After the war, Chamberlin turned to professional football, playing with both the Canton and Cleveland Bulldogs. His natural leadership enhanced by his military experience, he was named a player- coach of Canton in 1922, at age 26.

His Bulldogs won NFL titles in 1922 and 1923. When the team was dismantled the next season, some players ended up in Cleveland, where Chamberlin guided the relocated Bulldogs to another NFL crown in 1924.

The Yellow Jackets, formed by an athletic association headquartered on what is now the site of Frankford High School, had beaten Chamberlin's championship teams in 1923 and 1924. So when Frankford president Theodore Holden, who owned the Whitehall Textile Co., offered him a job as player-coach before the 1925 season, Chamberlin quickly accepted.

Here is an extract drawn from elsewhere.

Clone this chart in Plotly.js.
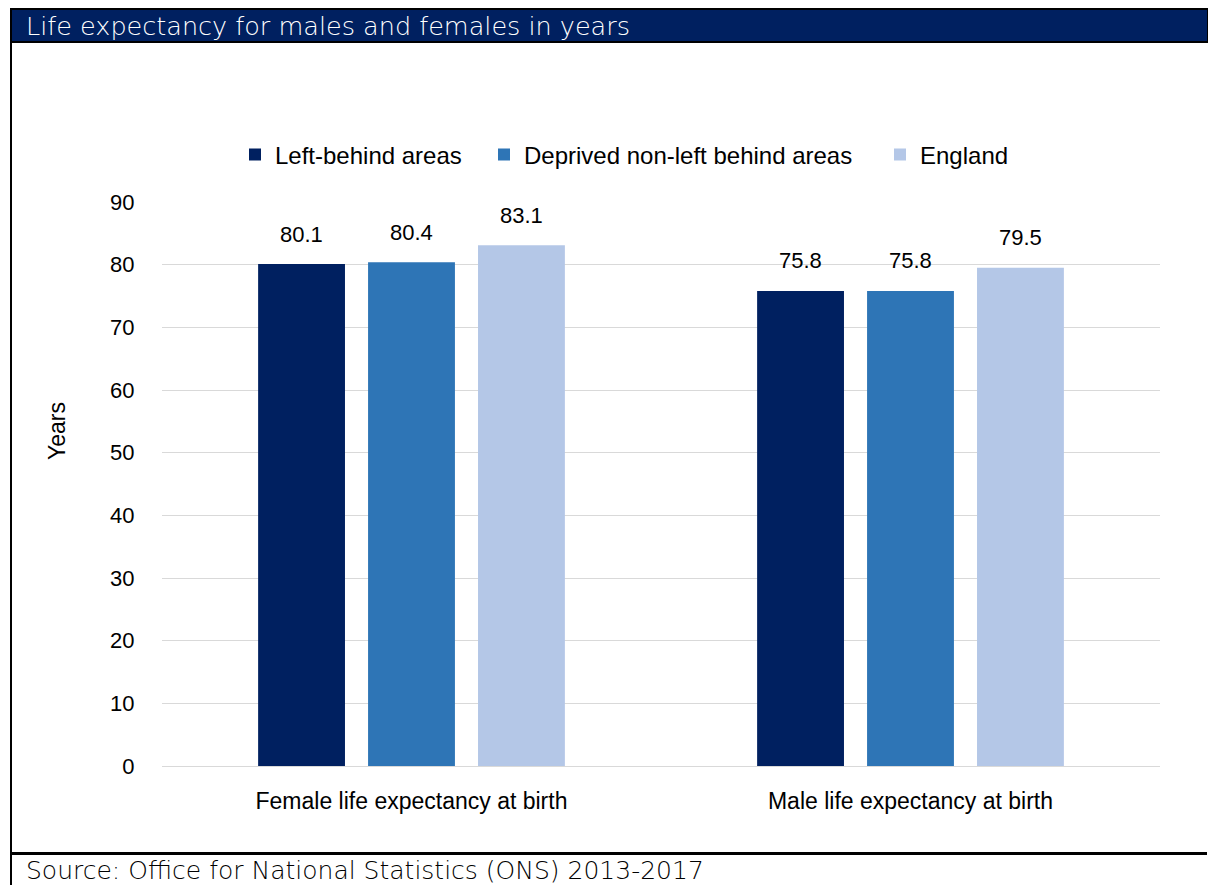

An Evening Bulletin sportswriter indicated that the new coach did not immediately win the hearts of Yellow Jackets fans.

"There are those who get much fun out of putting Chamberlin on the pan," he wrote, "but they must admit he's a brainy player and wide-awake on the field."

The Yellow Jackets had their own stadium at Frankford Avenue and Devereaux Street, frequently attracting crowds of 10,000 to 15,000 to their games, played on Saturday afternoons because of Pennsylvania's blue laws.

The surrounding community adored them. When the Yellow Jackets traveled to New York's Polo Grounds for a game with the Giants, that city's newspapers noted that a band, cheerleaders, and thousands of fans in yellow and black accompanied them.

Chamberlin, who would be named to the NFL's all-1920s team, caught only 15 passes in two seasons as a two-way Frankford star. He guided his team to a 13-7 record in 1925, good enough for sixth place.

Before the '26 season, Red Grange, the legendary Galloping Ghost, had bolted to the New York Yankees of a new rival organization, the American Football League.

The AFL stuck a team in Philadelphia, the Quakers, that would win its championship that year and divert local attention from Chamberlin's squad.

When the Yellow Jackets beat the Bears, 7-6, on Dec. 4 - the margin was a blocked extra point by Chamberlin - only 10,000 fans showed up at Shibe Park. A week earlier, 22,000 had paid to see Grange and his Yankees play there against the Quakers.

But with players like Chamberlin, Tex Hamer, Two Bits Homan and Hap Moran, the Yellow Jackets shot out of the gate in 1926. They finished with a record of 14-1-2, outscoring opponents, 236-49. And, having beaten their closest rivals, the 12-1-3 Bears, the Yellow Jackets were declared league champions.

One day after the season, Holden, claiming the time he devoted to the team was hurting his business, stepped down. He was replaced as president of the Frankford Athletic Association by lawyer James P. Adams.

The Yellow Jackets, unlike other pro teams, were run not as a business but as part of the athletic association. Deficits were made up by association members, and profits went back into the organization.

Chamberlin left shortly afterward for the Cardinals, who went 5-6-1 in '27. The speculation began.

A Philadelphia Record story implied that money might have been the reason.

Under Holden, "stars were obtained and good salaries paid," the story read, "the net result of which was a title for the community and a lot of good, available money for the treasure chest of Frankford."

Charlie Moran took Chamberlin's job. He handed the team over to his son, Tom, when he left to umpire in the 1927 World Series between the Murderers' Row New York Yankees and St. Louis.

He returned, but with his team 2-5-1 and the ire of Frankford fans rising, Moran was fired.

The Yellow Jackets became the Philadelphia Eagles in 1933.

Chamberlin, meanwhile, played one year for the Cardinals, then took over as coach in 1928. When Chicago went 1-6, by far his worst season, he retired. His six-season winning percentage (58-16-7) of .759 remains among the highest in NFL history.

He returned to his Nebraska farm and became a state livestock inspector and, years later, a football broadcaster. Today, an annual award to a Nebraska football player is named in his honor.

When, in 1962, the National Football Foundation named him to its College Hall of Fame, Bears owner-coach George Halas called Chamberlin "the greatest two-way end in the history of the game."

But in Philadelphia, a league title and 27 wins in two seasons weren't enough to keep a Hall of Fame coach.